Single by Kid Rock

from the album The History of Rock
- Released: May 2, 2000
- Genre: Rap metal; nu metal;
- Length: 4:32
- Label: Atlantic; Lava; Top Dog;
- Songwriters: Kid Rock; James Hetfield; Lars Ulrich;
- Producers: Kid Rock; Uncle Kracker;

Kid Rock singles chronology
| "Wasting Time" (2000) | "American Bad Ass" (2000) | "Forever" (2001) |

Music video
- "American Bad Ass" on YouTube

= American Bad Ass =

2000 single by Kid Rock

"American Bad Ass" is a song by the American musician Kid Rock, released as a single from his 2000 compilation album, The History of Rock, in May 2000. The song samples Metallica's "Sad but True".

== Music video ==
The music video for the single aired on MTV2 upon release, and reached number one on Canada's MuchMusic Countdown.

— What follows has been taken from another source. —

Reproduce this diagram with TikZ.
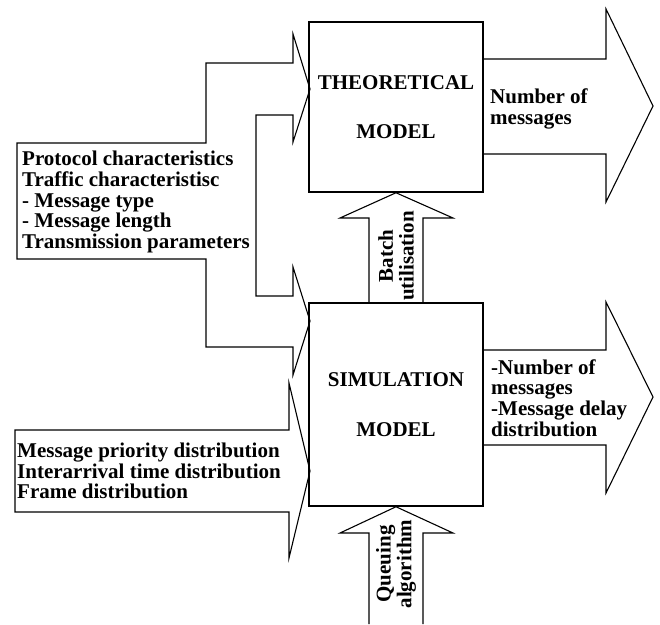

The video features a cameo appearance by Ron Jeremy and was the last music video to feature Joe C. before his death.

At the beginning of the video, Kid Rock watches TV and then after going to a rapping party, he goes to a concert on a cabriolet, surrounded by bikers. At the middle of the song, Kid Rock's car explodes and the thrash metal party starts to play. At the end of the video, Kid Rock with his band plays at a concert on the stage.

== Track listing ==
1. "American Bad Ass" (clean album version)
2. "3 Sheets to the Wind" (live)
3. "Cowboy" (live)

== Charts ==

=== Weekly charts ===

| Chart (2000) | Peak position |
|---|---|
| Canada Rock/Alternative (RPM) | 24 |
| Europe (Eurochart Hot 100) | 53 |
| Germany (GfK) | 26 |
| Ireland (IRMA) | 30 |
| Scotland Singles (OCC) | 17 |
| Switzerland (Schweizer Hitparade) | 81 |
| UK Singles (OCC) | 25 |
| US Alternative Airplay (Billboard) | 33 |
| US Mainstream Rock (Billboard) | 20 |

=== Year-end charts ===

| Chart (2000) | Position |
|---|---|
| US Mainstream Rock Tracks (Billboard) | 65 |

== Release history ==

| Region | Date | Format(s) | Label(s) | Ref. |
| United States | May 2, 2000 | Mainstream rock; active rock; alternative radio; | Atlantic; Lava; Top Dog; |  |
| United Kingdom | August 28, 2000 | CD; cassette; |  |

== In popular culture ==
- After the USS Cole bombing in October 2000, the song was played on the ship's PA system upon leaving the port of Yemen after the national anthem and other patriotic songs were played.
- In 2001, the glam metal band Tuff recorded a parody of the song entitled "American Hair Band", which made references to numerous similar bands of the era, as well as criticizing grunge and alternative rock. The "Sad but True" instrumental structure has been re-recorded for the parody.
- A version of the song was used as the entrance theme for WWF (now WWE) wrestler The Undertaker in 2000 for his "American Badass" persona. It was replaced by Limp Bizkit's "Rollin" in the same year. 23 years later, The Undertaker reused the song as his entrance theme for his post-retirement appearances in WWE, first at WWE Raw is XXX in January 2023 and then on the October 10, 2023, episode of WWE NXT.
- During the 2024 Republican National Convention, Kid Rock reworked the song into a call cheering on Donald Trump. It is also used as Trump's entrance song attending UFC events.